Within the listing below, locate all lines containing the word "seaborn". Copy each one.

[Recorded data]

══════════

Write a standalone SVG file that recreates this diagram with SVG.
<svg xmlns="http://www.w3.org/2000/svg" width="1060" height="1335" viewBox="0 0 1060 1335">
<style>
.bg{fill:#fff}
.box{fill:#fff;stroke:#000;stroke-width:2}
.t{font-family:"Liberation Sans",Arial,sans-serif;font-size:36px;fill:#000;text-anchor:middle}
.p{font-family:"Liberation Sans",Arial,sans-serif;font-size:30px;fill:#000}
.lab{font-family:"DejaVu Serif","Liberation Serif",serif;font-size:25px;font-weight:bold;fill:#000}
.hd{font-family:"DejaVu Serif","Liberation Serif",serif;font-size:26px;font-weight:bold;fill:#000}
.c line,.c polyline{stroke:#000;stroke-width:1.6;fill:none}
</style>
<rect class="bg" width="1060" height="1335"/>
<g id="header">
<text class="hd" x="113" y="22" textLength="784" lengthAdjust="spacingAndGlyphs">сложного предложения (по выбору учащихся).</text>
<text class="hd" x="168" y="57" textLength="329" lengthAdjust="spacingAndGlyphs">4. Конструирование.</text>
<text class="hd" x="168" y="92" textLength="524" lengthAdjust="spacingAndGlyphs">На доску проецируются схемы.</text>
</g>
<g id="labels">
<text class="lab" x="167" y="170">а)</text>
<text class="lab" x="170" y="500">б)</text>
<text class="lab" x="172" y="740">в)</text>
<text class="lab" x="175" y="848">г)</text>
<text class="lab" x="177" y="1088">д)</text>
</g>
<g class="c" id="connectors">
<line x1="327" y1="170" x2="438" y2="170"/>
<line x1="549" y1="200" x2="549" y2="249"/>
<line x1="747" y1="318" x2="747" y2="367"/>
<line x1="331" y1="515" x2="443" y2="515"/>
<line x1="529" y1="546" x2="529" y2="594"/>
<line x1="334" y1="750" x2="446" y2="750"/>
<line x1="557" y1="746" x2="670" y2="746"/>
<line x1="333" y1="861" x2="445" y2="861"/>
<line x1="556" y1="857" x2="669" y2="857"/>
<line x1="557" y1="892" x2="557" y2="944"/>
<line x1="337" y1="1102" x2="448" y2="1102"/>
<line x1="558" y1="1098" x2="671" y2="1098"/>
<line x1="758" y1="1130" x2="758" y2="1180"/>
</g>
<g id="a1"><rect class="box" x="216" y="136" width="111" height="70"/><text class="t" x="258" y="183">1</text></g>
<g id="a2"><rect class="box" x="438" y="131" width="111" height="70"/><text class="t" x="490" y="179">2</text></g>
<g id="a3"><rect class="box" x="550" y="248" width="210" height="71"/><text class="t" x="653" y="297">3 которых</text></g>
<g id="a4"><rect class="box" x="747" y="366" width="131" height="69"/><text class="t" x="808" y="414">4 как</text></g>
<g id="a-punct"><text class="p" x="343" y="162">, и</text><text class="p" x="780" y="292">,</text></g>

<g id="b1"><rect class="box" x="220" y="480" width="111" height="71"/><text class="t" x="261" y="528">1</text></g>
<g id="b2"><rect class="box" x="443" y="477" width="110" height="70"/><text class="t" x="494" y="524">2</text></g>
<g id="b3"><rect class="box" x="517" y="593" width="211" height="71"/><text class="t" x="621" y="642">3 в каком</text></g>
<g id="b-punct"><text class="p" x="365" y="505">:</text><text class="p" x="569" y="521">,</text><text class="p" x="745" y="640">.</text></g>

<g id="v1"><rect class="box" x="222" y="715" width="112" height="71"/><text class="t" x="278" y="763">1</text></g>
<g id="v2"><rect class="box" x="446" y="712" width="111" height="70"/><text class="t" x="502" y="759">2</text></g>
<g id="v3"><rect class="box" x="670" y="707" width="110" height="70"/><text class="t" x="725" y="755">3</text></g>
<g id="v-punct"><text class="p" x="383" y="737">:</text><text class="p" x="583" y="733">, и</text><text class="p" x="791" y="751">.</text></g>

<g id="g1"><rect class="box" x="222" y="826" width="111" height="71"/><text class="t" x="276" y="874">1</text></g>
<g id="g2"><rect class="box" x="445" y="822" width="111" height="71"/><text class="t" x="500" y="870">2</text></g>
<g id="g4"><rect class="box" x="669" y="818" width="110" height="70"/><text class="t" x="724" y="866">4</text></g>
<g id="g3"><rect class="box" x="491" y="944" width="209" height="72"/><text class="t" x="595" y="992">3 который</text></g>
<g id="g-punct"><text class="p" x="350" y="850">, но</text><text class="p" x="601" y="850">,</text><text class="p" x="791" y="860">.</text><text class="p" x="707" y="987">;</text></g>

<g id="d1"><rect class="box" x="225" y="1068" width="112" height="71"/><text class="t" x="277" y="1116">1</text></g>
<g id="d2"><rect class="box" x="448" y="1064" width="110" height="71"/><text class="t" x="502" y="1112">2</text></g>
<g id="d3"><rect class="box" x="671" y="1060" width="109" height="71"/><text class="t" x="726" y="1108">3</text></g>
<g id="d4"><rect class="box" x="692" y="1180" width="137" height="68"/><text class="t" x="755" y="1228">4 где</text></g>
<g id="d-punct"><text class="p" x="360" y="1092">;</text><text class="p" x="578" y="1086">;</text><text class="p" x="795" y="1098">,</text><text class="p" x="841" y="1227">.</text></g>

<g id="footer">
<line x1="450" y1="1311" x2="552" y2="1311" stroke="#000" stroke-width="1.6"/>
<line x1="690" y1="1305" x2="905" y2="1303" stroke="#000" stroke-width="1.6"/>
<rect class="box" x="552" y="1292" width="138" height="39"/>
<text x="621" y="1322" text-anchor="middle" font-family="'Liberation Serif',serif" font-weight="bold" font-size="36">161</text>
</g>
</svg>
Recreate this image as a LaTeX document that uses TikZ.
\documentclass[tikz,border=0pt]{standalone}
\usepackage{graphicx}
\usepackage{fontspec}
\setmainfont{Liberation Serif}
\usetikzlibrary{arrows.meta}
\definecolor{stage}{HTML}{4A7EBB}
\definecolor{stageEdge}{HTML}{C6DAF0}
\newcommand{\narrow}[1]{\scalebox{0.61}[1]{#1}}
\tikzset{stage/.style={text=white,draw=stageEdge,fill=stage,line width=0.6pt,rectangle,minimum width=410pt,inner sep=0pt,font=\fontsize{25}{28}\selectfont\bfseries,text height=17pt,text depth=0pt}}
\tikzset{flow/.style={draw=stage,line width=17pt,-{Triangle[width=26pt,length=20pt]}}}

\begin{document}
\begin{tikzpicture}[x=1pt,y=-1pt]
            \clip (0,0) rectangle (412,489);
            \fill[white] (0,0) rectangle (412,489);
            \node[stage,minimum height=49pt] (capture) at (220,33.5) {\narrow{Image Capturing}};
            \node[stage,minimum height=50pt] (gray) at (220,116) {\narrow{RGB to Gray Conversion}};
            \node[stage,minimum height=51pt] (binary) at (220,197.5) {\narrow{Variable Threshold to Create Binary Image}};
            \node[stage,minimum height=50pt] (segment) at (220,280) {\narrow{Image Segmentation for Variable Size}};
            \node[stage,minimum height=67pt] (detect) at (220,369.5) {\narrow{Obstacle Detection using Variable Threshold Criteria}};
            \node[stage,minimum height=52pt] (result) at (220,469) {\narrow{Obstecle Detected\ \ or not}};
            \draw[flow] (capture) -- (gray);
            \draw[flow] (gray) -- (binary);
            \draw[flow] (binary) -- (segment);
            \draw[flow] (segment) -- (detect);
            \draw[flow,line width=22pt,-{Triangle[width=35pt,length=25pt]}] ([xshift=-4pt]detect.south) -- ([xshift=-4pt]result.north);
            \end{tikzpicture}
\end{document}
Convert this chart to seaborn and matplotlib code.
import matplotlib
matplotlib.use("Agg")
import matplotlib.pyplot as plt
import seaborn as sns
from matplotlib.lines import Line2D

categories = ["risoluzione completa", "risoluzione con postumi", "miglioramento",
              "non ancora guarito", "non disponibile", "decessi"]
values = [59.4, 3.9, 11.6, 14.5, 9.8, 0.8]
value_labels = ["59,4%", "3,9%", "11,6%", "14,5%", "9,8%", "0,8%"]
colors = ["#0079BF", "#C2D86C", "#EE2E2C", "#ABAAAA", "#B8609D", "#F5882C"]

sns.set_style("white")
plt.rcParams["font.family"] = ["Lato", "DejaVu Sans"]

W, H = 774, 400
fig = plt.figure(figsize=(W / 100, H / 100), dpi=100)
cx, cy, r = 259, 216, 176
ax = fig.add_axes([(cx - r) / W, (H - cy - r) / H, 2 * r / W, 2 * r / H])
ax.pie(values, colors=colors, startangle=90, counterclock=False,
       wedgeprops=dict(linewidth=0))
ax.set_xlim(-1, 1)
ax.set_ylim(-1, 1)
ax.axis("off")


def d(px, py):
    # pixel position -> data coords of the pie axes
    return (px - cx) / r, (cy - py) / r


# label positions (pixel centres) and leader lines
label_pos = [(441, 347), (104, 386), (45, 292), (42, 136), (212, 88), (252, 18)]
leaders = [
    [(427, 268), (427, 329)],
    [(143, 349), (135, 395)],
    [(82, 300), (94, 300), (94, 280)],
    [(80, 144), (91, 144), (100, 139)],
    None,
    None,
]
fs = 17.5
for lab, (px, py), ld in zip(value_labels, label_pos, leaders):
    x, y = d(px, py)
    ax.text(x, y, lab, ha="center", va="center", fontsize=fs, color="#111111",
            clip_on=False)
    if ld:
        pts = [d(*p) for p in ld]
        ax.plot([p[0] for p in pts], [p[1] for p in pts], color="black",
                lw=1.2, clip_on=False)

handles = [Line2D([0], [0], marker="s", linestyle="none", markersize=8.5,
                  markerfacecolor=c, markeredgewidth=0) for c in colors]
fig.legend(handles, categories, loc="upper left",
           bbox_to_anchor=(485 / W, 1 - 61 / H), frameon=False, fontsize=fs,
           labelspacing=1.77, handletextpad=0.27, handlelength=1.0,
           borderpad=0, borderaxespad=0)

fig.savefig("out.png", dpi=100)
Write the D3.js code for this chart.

══════════

Finished exercise →
Convert this chart to seaborn and matplotlib code.
import seaborn as sns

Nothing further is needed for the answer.